Bu soru Yıldız’ın savunmasında defalarca geçiyor. Ve her seferinde başka bir bağlamda soruluyor: 20:02’deki hayali görüşme, 21:22’de olmayan bir eşlik, koli bandı getirme iddiası, görüntülerde var olduğu öne sürülen ama parmak izi olmayan bir kişi... Ve nihayetinde anayasal düzeni yıkmakla suçlanan bir adam, ama ortada tek bir emir, silah, tanık ya da plan yok.

Bu noktada ortaya çıkan gerçek şudur: Suç varsa delil olur. Delil yoksa, ortada bir suç değil, kurgu vardır.

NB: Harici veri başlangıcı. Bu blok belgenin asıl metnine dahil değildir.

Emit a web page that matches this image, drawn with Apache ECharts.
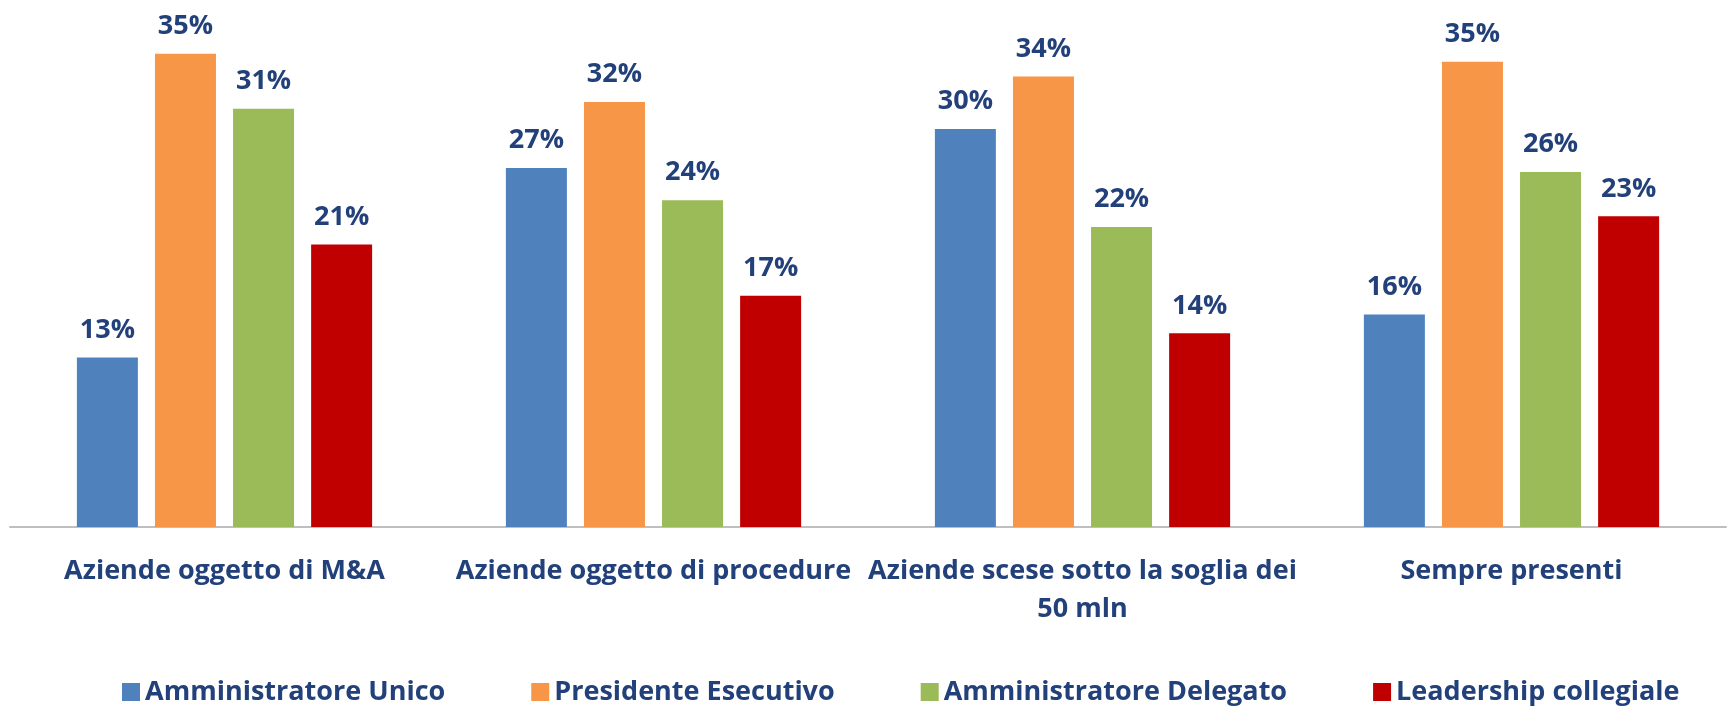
<!DOCTYPE html>
<html>
<head>
<meta charset="utf-8">
<title>Leadership</title>
<script src="https://cdn.jsdelivr.net/npm/echarts@6/dist/echarts.min.js"></script>
<style>
  html, body { margin: 0; padding: 0; background: #fff; }
  #chart { width: 1729px; height: 707px; }
</style>
</head>
<body>
<div id="chart"></div>
<script>
// categorie sull'asse x
const categories = [
  'Aziende oggetto di M&A',
  'Aziende oggetto di procedure',
  'Aziende scese sotto la soglia dei\n50 mln',
  'Sempre presenti'
]
const seriesNames = [
  'Amministratore Unico',
  'Presidente Esecutivo',
  'Amministratore Delegato',
  'Leadership collegiale'
]
const amministratoreUnico = [12.6, 26.7, 29.6, 15.8]
const presidenteEsecutivo = [35.2, 31.6, 33.5, 34.6]
const amministratoreDelegato = [31.1, 24.3, 22.3, 26.4]
const leadershipCollegiale = [21.0, 17.2, 14.4, 23.1]

const colors = ['#4F81BD', '#F79646', '#9BBB59', '#C00000']
const textColor = '#22407A'
const font = '"Open Sans", "Noto Sans", sans-serif'

const values = [amministratoreUnico, presidenteEsecutivo, amministratoreDelegato, leadershipCollegiale]

const series = seriesNames.map((name, i) => ({
  name: name,
  type: 'bar',
  data: values[i],
  barWidth: 61,
  barGap: '28%',
  itemStyle: { color: colors[i] },
  label: {
    show: true,
    position: 'top',
    distance: 14,
    color: textColor,
    fontFamily: font,
    fontWeight: 'bold',
    fontSize: 27,
    formatter: p => Math.round(p.value) + '%'
  }
}))

const myChart = echarts.init(document.getElementById('chart'))
myChart.setOption({
  animation: false,
  grid: { left: 10, right: 3, top: 16, bottom: 180, containLabel: false },
  legend: {
    data: seriesNames,
    left: 117,
    top: 672,
    itemWidth: 18,
    itemHeight: 18,
    itemGap: 86,
    icon: 'rect',
    textStyle: {
      color: textColor,
      fontFamily: font,
      fontWeight: 'bold',
      fontSize: 27,
      lineHeight: 30
    }
  },
  xAxis: {
    type: 'category',
    data: categories,
    axisTick: { show: false },
    axisLine: { lineStyle: { color: '#BFBFBF', width: 2 } },
    axisLabel: {
      interval: 0,
      margin: 25,
      color: textColor,
      fontFamily: font,
      fontWeight: 'bold',
      fontSize: 27,
      lineHeight: 38
    }
  },
  yAxis: {
    type: 'value',
    min: 0,
    max: 38,
    show: false,
    splitLine: { show: false }
  },
  series: series
})
</script>
</body>
</html>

“Delil Değil, Hikâye Yazmışlar”

Yıldız, savunmasının birçok yerinde iddianameleri “hikâye” olarak nitelendiriyor. Ve bu hikâyede kendisine biçilen rol, suçsuz bir insanı ömür boyu cezalandırmak. Delil olmadığı gibi, savunma hakkı da pek çok defa ihlal edilmiş. Görüntüler izletilmeden sorguya alınmak, SEGBİS kayıtlarının sonradan kısıtlı sunulması, bağımsız bilirkişi incelemesine izin verilmemesi…

“Ben ilk sorguma kamera kayıtlarını hiç görmeden çıktım. Savunma hakkı kutsaldır ama bana verilmedi.”

“Bu Sadece Benim Davam Değil”

Ahmet Yıldız savunmasının sonunda çok önemli bir çağrıda bulunuyor. Bu dava yalnızca bir subayın özgürlüğü meselesi değil. Bu dava, Türkiye'de adaletin, delilin, hukukun geleceği ile ilgili. Şayet Yıldız gibi bir insan bu kadar kolayca suçlanabiliyorsa, kimse güvende değildir.

“Ben masumum, biliyorum. Ama bir gün bu mahkemeler değil, tarih hüküm verecek. O gün geldiğinde, kim ne söyledi, kim ne sustu, hepsi yazılacak.”

Subayın Çığlığı, Hepimizin Vicdanı

Ahmet Yıldız’ın savunması bugün milyonlarca kişi tarafından bilinmese de, o metin bir gün Türkiye’de hukuk mücadelesinin sembol belgelerinden biri olacak. Çünkü o metin, korkunun değil cesaretin, çarpıtmanın değil gerçekliğin, inkarın değil ifşanın ürünüdür.

Onun çığlığı, aslında bir haykırış değil. Daha çok bir fısıltı. Ama o fısıltı zamanla yankıya dönüşüyor. Çünkü hakikat, geç gelir ama geldiğinde hiçbir şey eskisi gibi kalmaz.

SONUÇ

Bu yazı dizisiyle yalnızca bir kişinin savunmasını değil, Türkiye'de adaletin geldiği noktayı, yargı sürecinin içini ve bir subayın sessiz ama onurlu direnişini belgeledik. Ahmet Yıldız’ın savunması, mahkeme salonundan çok, tarih kitaplarına ait. Ve bir gün, bu karanlık gece aydınlığa çıktığında, belki de ilk hatırlanacak cümle şu olacak:

“Ben bu suçları işlemedim. Bu yalnızca bir iftiradır. Ama ben bu adaletsizliğe sessiz kalmayacağım.”